Top 5 Snowboard binding issues and solving them on the mountain
Bindings get some serious abuse and its really frustrating when things go wrong. Here are a few tips to help make your holiday as stress free as possible when strapping in.
1 — Iced up footbeds
It can be very easy for the snow to slowly build up on your base plate and start to give you grief during the day. I always clean the footbed before I strap in, but even with that snow can slowly build up. If that does happen you can use the racket from your heel strap to dislodge the snow.

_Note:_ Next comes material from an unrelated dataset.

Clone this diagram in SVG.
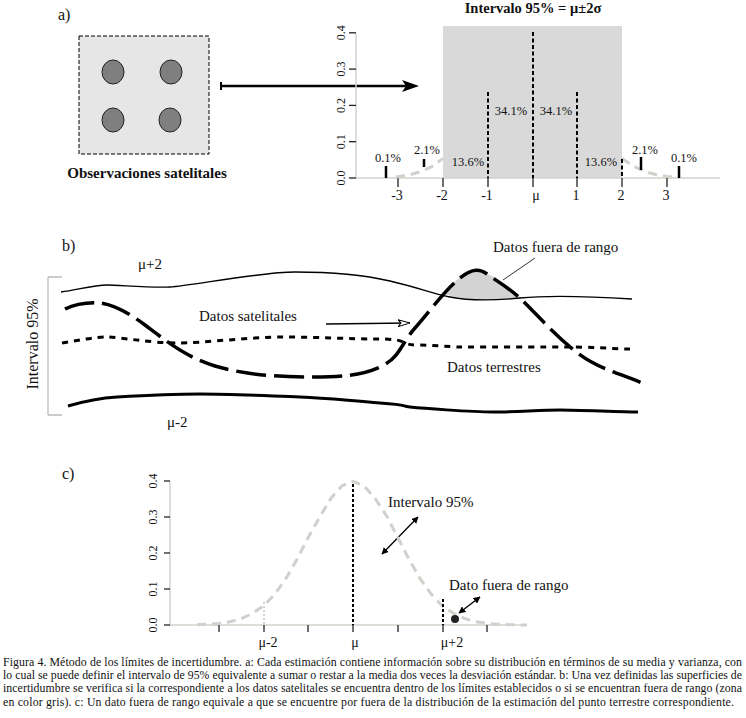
<svg xmlns="http://www.w3.org/2000/svg" width="746" height="718" viewBox="0 0 746 718" font-family="'Liberation Serif', 'DejaVu Serif', serif">
<defs>
<style>
text{font-family:'Liberation Serif','DejaVu Serif',serif;fill:#111}
.lbl{font-size:15px}
.pct{font-size:12.5px;text-anchor:middle}
.tk{font-size:14px;text-anchor:middle}
.yt{font-size:12px;text-anchor:middle}
.axis{stroke:#d4d2ca;stroke-width:1.5;fill:none}
.tick{stroke:#222;stroke-width:1.3}
.vd{stroke:#000;stroke-width:2;stroke-dasharray:4 2.5;fill:none}
.bar{stroke:#000;stroke-width:2.5}
.curve{stroke:#d0d0cc;stroke-width:3;stroke-dasharray:9 6;fill:none}
.cap{font-size:11.8px}
</style>
<marker id="ah" viewBox="0 0 10 10" refX="9" refY="5" markerWidth="7" markerHeight="7" orient="auto-start-reverse" markerUnits="userSpaceOnUse">
<path d="M0,0 L10,5 L0,10 Z" fill="#000"/>
</marker>
<marker id="oh" viewBox="0 0 12 8" refX="12" refY="4" markerWidth="12" markerHeight="8" orient="auto" markerUnits="userSpaceOnUse">
<path d="M0,0.5 L12,4 L0,7.5 L3,4 Z" fill="#fff" stroke="#000" stroke-width="1"/>
</marker>
</defs>

<!-- Panel a -->
<text x="58" y="20" style="font-size:16px">a)</text>
<g id="obs">
<rect x="79" y="36" width="130" height="118" fill="#e6e6e6" stroke="#000" stroke-width="1" stroke-dasharray="4 2"/>
<ellipse cx="113" cy="72" rx="11" ry="12" fill="#7f7f7f" stroke="#222" stroke-width="1"/>
<ellipse cx="171" cy="72" rx="11" ry="12" fill="#7f7f7f" stroke="#222" stroke-width="1"/>
<ellipse cx="113" cy="120" rx="11" ry="12" fill="#7f7f7f" stroke="#222" stroke-width="1"/>
<ellipse cx="170" cy="120" rx="11" ry="12" fill="#7f7f7f" stroke="#222" stroke-width="1"/>
<text x="147" y="178" text-anchor="middle" style="font-size:15px;font-weight:bold">Observaciones satelitales</text>
</g>

<g id="connectors">
<line x1="221" y1="86" x2="406" y2="86" stroke="#000" stroke-width="2.5"/>
<line x1="221" y1="82" x2="221" y2="90" stroke="#000" stroke-width="2"/>
<path d="M419,86 L402,80 L406,86 L402,92 Z" fill="#000"/>
<line x1="326" y1="324" x2="410" y2="323" stroke="#000" stroke-width="1.5" marker-end="url(#oh)"/>
<line x1="503" y1="280" x2="535" y2="258" stroke="#333" stroke-width="1"/>
<line x1="382" y1="554" x2="418" y2="517" stroke="#000" stroke-width="1.3" marker-start="url(#ah)" marker-end="url(#ah)"/>
<line x1="459" y1="613" x2="480" y2="597" stroke="#000" stroke-width="1.3" marker-start="url(#ah)" marker-end="url(#ah)"/>
</g>

<g id="chart-a">
<text x="533" y="13" text-anchor="middle" style="font-size:14.5px;font-weight:bold">Intervalo 95% = μ±2σ</text>
<rect x="443" y="26" width="179" height="152" fill="#d9d9d9"/>
<line class="axis" x1="356" y1="33" x2="356" y2="178"/>
<line class="axis" x1="356" y1="178" x2="720" y2="178"/>
<g class="tick">
<line x1="349" y1="178" x2="356" y2="178"/>
<line x1="349" y1="141.7" x2="356" y2="141.7"/>
<line x1="349" y1="105.4" x2="356" y2="105.4"/>
<line x1="349" y1="69.1" x2="356" y2="69.1"/>
<line x1="349" y1="32.8" x2="356" y2="32.8"/>
<line x1="398" y1="178" x2="398" y2="187"/>
<line x1="443" y1="178" x2="443" y2="187"/>
<line x1="488" y1="178" x2="488" y2="187"/>
<line x1="533" y1="178" x2="533" y2="187"/>
<line x1="577" y1="178" x2="577" y2="187"/>
<line x1="622" y1="178" x2="622" y2="187"/>
<line x1="667" y1="178" x2="667" y2="187"/>
</g>
<text class="yt" transform="translate(345,178) rotate(-90)">0.0</text>
<text class="yt" transform="translate(345,141.7) rotate(-90)">0.1</text>
<text class="yt" transform="translate(345,105.4) rotate(-90)">0.2</text>
<text class="yt" transform="translate(345,69.1) rotate(-90)">0.3</text>
<text class="yt" transform="translate(345,32.8) rotate(-90)">0.4</text>
<text class="tk" x="397" y="200">-3</text>
<text class="tk" x="442" y="200">-2</text>
<text class="tk" x="487" y="200">-1</text>
<text class="tk" x="536" y="200">μ</text>
<text class="tk" x="576" y="200">1</text>
<text class="tk" x="621" y="200">2</text>
<text class="tk" x="666" y="200">3</text>
<path class="curve" d="M396,177 L410,174.7 L421,171.6 L432,166.5 L443,158.4"/>
<path class="curve" d="M622,158.4 L634,166.5 L645,171.6 L656,174.7 L667,176.4 L679,177.3"/>
<line class="vd" x1="533" y1="32" x2="533" y2="178"/>
<line class="vd" x1="488" y1="92" x2="488" y2="178"/>
<line class="vd" x1="577" y1="92" x2="577" y2="178"/>
<line class="vd" x1="622" y1="159" x2="622" y2="178"/>
<line class="bar" x1="386" y1="166" x2="386" y2="178"/>
<line class="bar" x1="424" y1="159" x2="424" y2="167"/>
<line class="bar" x1="641" y1="157" x2="641" y2="170"/>
<line class="bar" x1="679" y1="166" x2="679" y2="178"/>
<text class="pct" x="388" y="162">0.1%</text>
<text class="pct" x="427" y="154">2.1%</text>
<text class="pct" x="468" y="166">13.6%</text>
<text class="pct" x="511" y="115">34.1%</text>
<text class="pct" x="556" y="115">34.1%</text>
<text class="pct" x="601" y="166">13.6%</text>
<text class="pct" x="645" y="154">2.1%</text>
<text class="pct" x="684" y="162">0.1%</text>
</g>

<!-- Panel b -->
<text x="62" y="251" style="font-size:16px">b)</text>
<g id="chart-b">
<path d="M48,277 L62,277 M48,277 L48,415 M48,415 L62,415" stroke="#bdbdbd" stroke-width="1.3" fill="none"/>
<text transform="translate(38,344) rotate(-90)" text-anchor="middle" style="font-size:16px">Intervalo 95%</text>
<path d="M445,294 C452,283 462,273 475,272 C488,271 505,282 521,298 C505,300 490,301 470,299 C460,298 450,296 445,294 Z" fill="#d3d3d3"/>
<path d="M61,292 C80,289 95,285 107,285 S150,288 170,287 S260,272 295,272 S360,274 390,281 S430,293 450,297 S490,301 520,298 S600,297 632,299" stroke="#000" stroke-width="1.3" fill="none"/>
<path d="M62,343 C80,340 95,337 107,337 S150,343 177,343 S250,337 283,337 S350,339 380,339 S400,345 417,345 S450,347 460,347 S550,347 570,347 S620,349 630,349" stroke="#000" stroke-width="3" stroke-dasharray="6 6" fill="none"/>
<path d="M65,309 C75,304 90,302 100,303 S125,310 145,325 S185,357 215,366 S280,377 310,377 S360,376 380,367 S400,345 415,328 S445,290 460,278 S482,270 490,276 S510,288 525,303 S555,335 575,351 S610,370 642,383" stroke="#000" stroke-width="3.5" stroke-dasharray="30 8" fill="none"/>
<path d="M68,406 C85,401 100,398 117,397 S170,394 200,394 S270,396 300,397 S350,401 380,403 S400,406 410,407 S470,412 493,412 S540,410 560,410 S620,412 638,412" stroke="#000" stroke-width="3" fill="none"/>
<text class="lbl" x="138" y="269">μ+2</text>
<text class="lbl" x="167" y="427">μ-2</text>
<text class="lbl" x="199" y="321">Datos satelitales</text>
<text class="lbl" x="493" y="252">Datos fuera de rango</text>
<text class="lbl" x="447" y="372">Datos terrestres</text>
</g>

<!-- Panel c -->
<text x="62" y="479" style="font-size:16px">c)</text>
<g id="chart-c">
<line class="axis" x1="170" y1="481" x2="170" y2="625"/>
<line class="axis" x1="170" y1="625" x2="527" y2="625"/>
<g class="tick">
<line x1="164" y1="625" x2="170" y2="625"/>
<line x1="164" y1="589" x2="170" y2="589"/>
<line x1="164" y1="553" x2="170" y2="553"/>
<line x1="164" y1="517" x2="170" y2="517"/>
<line x1="164" y1="481" x2="170" y2="481"/>
<line x1="219" y1="625" x2="219" y2="632"/>
<line x1="264" y1="625" x2="264" y2="632"/>
<line x1="308" y1="625" x2="308" y2="632"/>
<line x1="353" y1="625" x2="353" y2="632"/>
<line x1="398" y1="625" x2="398" y2="632"/>
<line x1="443" y1="625" x2="443" y2="632"/>
<line x1="487" y1="625" x2="487" y2="632"/>
</g>
<text class="yt" transform="translate(157,625) rotate(-90)">0.0</text>
<text class="yt" transform="translate(157,589) rotate(-90)">0.1</text>
<text class="yt" transform="translate(157,553) rotate(-90)">0.2</text>
<text class="yt" transform="translate(157,517) rotate(-90)">0.3</text>
<text class="yt" transform="translate(157,481) rotate(-90)">0.4</text>
<text class="tk" x="268" y="647">μ-2</text>
<text class="tk" x="355" y="647">μ</text>
<text class="tk" x="452" y="647">μ+2</text>
<path class="curve" d="M197,624.7 L208,624.3 L219,623.4 L230,621.7 L241,618.7 L252,613.6 L264,605.6 L275,593.9 L286,578.4 L297,559.3 L308,537.9 L320,516.6 L331,498.2 L342,485.8 L353,481.4 L364,485.8 L375,498.2 L387,516.6 L398,537.9 L409,559.3 L420,578.4 L431,593.9 L442,605.6 L454,613.6 L465,618.7 L476,621.7 L487,623.4 L498,624.3 L510,624.7 L527,625"/>
<line x1="264" y1="602" x2="264" y2="625" stroke="#c8c8c0" stroke-width="1.5" stroke-dasharray="2 2"/>
<line x1="353" y1="484" x2="353" y2="625" stroke="#000" stroke-width="2" stroke-dasharray="3 2"/>
<line x1="443" y1="599" x2="443" y2="625" stroke="#000" stroke-width="2" stroke-dasharray="3 2"/>
<circle cx="455" cy="619" r="4" fill="#222"/>
<text class="lbl" x="388" y="507">Intervalo 95%</text>
<text class="lbl" x="449" y="590">Dato fuera de rango</text>
</g>

<!-- Caption -->
<g id="caption">
<text class="cap" x="3" y="666" textLength="739" lengthAdjust="spacing">Figura 4. Método de los límites de incertidumbre. a: Cada estimación contiene información sobre su distribución en términos de su media y varianza, con</text>
<text class="cap" x="3" y="679" textLength="739" lengthAdjust="spacing">lo cual se puede definir el intervalo de 95% equivalente a sumar o restar a la media dos veces la desviación estándar. b: Una vez definidas las superficies de</text>
<text class="cap" x="3" y="692" textLength="739" lengthAdjust="spacing">incertidumbre se verifica si la correspondiente a los datos satelitales se encuentra dentro de los límites establecidos o si se encuentran fuera de rango (zona</text>
<text class="cap" x="3" y="706" textLength="731" lengthAdjust="spacing">en color gris). c: Un dato fuera de rango equivale a que se encuentre por fuera de la distribución de la estimación del punto terrestre correspondiente.</text>
</g>
</svg>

2 — Getting into your bindings while standing up
I aim to never sit down to put my board on. It’s way too much effort to get back up. To solve this little problem I end up strapping in standing up. This however can be a drama for some as they try to balance on one edge. One way to help you achieve a graceful binding entry is to create a small shelf in the snow. That way you can more easily balance and you will not slide away as you lift your foot into the spare binding.
You can do this facing up or down the slope. I find moving along a little rather than just creating one shelf with one stab of the front foot will help create a larger more stable platform for balancing. Once you’ve had a few attempts you’ll start to figure out what angle of shelf to create and how deep it should be.
3- Screws loose?
Bindings have to deal with so much stresses on them that its not surprising that something will eventually work loose. You’ll need to get into a habit of checking your kit on a regular basis to avoid something dropping off when you least need it.
Screws coming loose is a common thing. To help avoid this you can scrape a small amount of snowboard wax on the threads of any suspect screws or use a small amount of plumbers tape to help create a little more friction and reduce the loosening effect.
4 — Cable ties
It does not happen often, but every now and then something will break on your bindings. One way to save on a major slope drama is to have a few heavy duty cable ties in a pocket or rucksack. That way if anything does happen you can at least make it to the nearest rental shop or lift tower where you may stand a better chance of getting things sorted. The most common is a ladder cracking in very cold temperatures after you step on it strapping in.
5 — Iced up rackets
In the depths of winter if your board is coming in and out of the cold there will be some residual moisture within the ratchet. This can sometimes result in the ratchet not gripping on the ladder and you cannot do them up. The key with this is to do the binding up while keeping pressure with one finger on the plastic grip that slides over the face of the ladder.
The other extreme is bindings not undoing. Someone might have done them up really tight and they just do not want to release by hand. I find a sturdy kick of the ratchet upwards in the same direction you would be undoing it will often release it.
Hopefully you will not encounter too many of these issues, yet if you do you’ll stand a better chance of dealing with it effectively.